Increased investment in our digital capability is a strategic priority for the Bank. We are building a new processing platform which will process traditional trade instruments such as Letters of Credit, Guarantees and Documentary Collections and we are also investing in a new Supplier Finance platform. Recognising that corporate clients are increasingly telling us they want digital platforms that will enable them to operate in a multi-bank fashion, we are exploring how we open up our infrastructure to other multi-bank channel providers.

This year we will also be launching a new International Trade Portal, through which businesses looking to import and export can identify new opportunities across the globe. This will allow a treasurer at a company that is expanding its overseas trading activities to find out exactly what the documentary requirements are, what the country looks like in terms of risk, and who they might be able to trade with in that country. Effectively, what we are doing is using our specialist knowledge and insight to create a rich picture of the business environment for our clients to use. And when one overlays that information with what is available on the DIT platform, we are left with a really powerful end-to-end offering for our clients.

Finally, what key advice would you give to corporates as they look to manage uncertainty created by the UK’s decision to leave the EU?

In the short term the UK will remain a member of the EU and will continue to trade business as usual. In our view our clients should use this transitional period to prepare for the future by considering ways to de-risk their value chains. Beyond the borders of the EU there are real opportunities for companies to trade internationally, particularly in some of the high-growth emerging markets. Now is the time for companies to start thinking about these opportunities and how they will manage the risks around importing and exporting into new markets.

How companies adapt to the challenges they now face will be key. For instance, a fall in the value of Sterling presents a significant risk management challenge for companies with international supply chains. However, if the company is also exporting internationally, it might see a net benefit from the fall in Sterling if it were able to find a way of sourcing more of its inputs domestically. Companies outside of the UK may need to be sensitive to the sharp increase in cost for British firms. Negotiating more favourable payment terms for their buyers may help ensure sustainability of the supply chain, and trade instruments are a great way to do this. These are the types of questions companies should be thinking about.

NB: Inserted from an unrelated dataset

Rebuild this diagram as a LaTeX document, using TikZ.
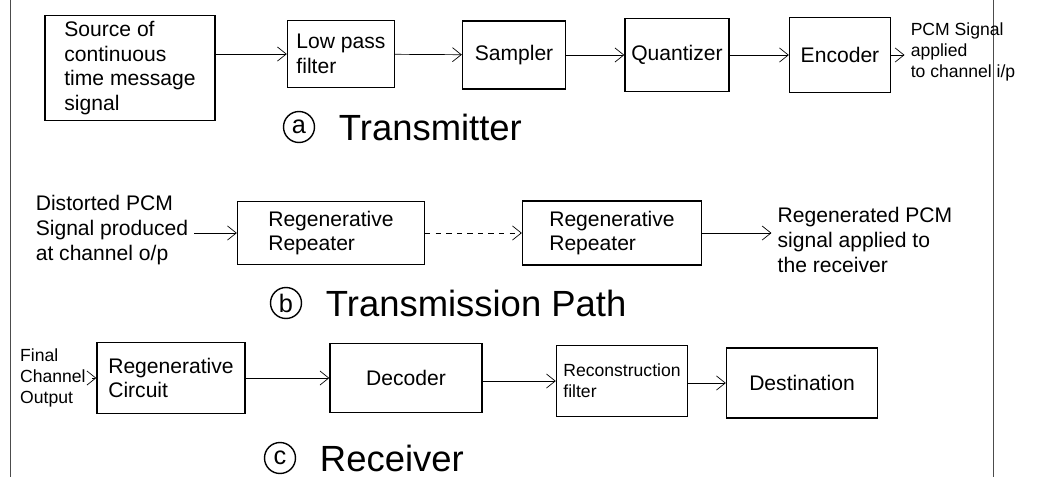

On the whole, our clients are responding positively to the referendum outcome. They are telling us that they are excited about the prospect of building their businesses in this new paradigm. And we will be there to help them on their journey of growth and diversification.

 

At a glance

 

  • DIT have ambitious targets for exports to reach £1 trillion by 2020, with 100,000 more companies exporting by 2020.
  • Companies that export are more profitable, more productive and more innovative than those who don’t.
  • The UK’s appeal to global investors has attracted around £18 billion of inward investment since 2010.
  • In 2014, foreign direct investment created 84,603 jobs and safeguarded another 23,055.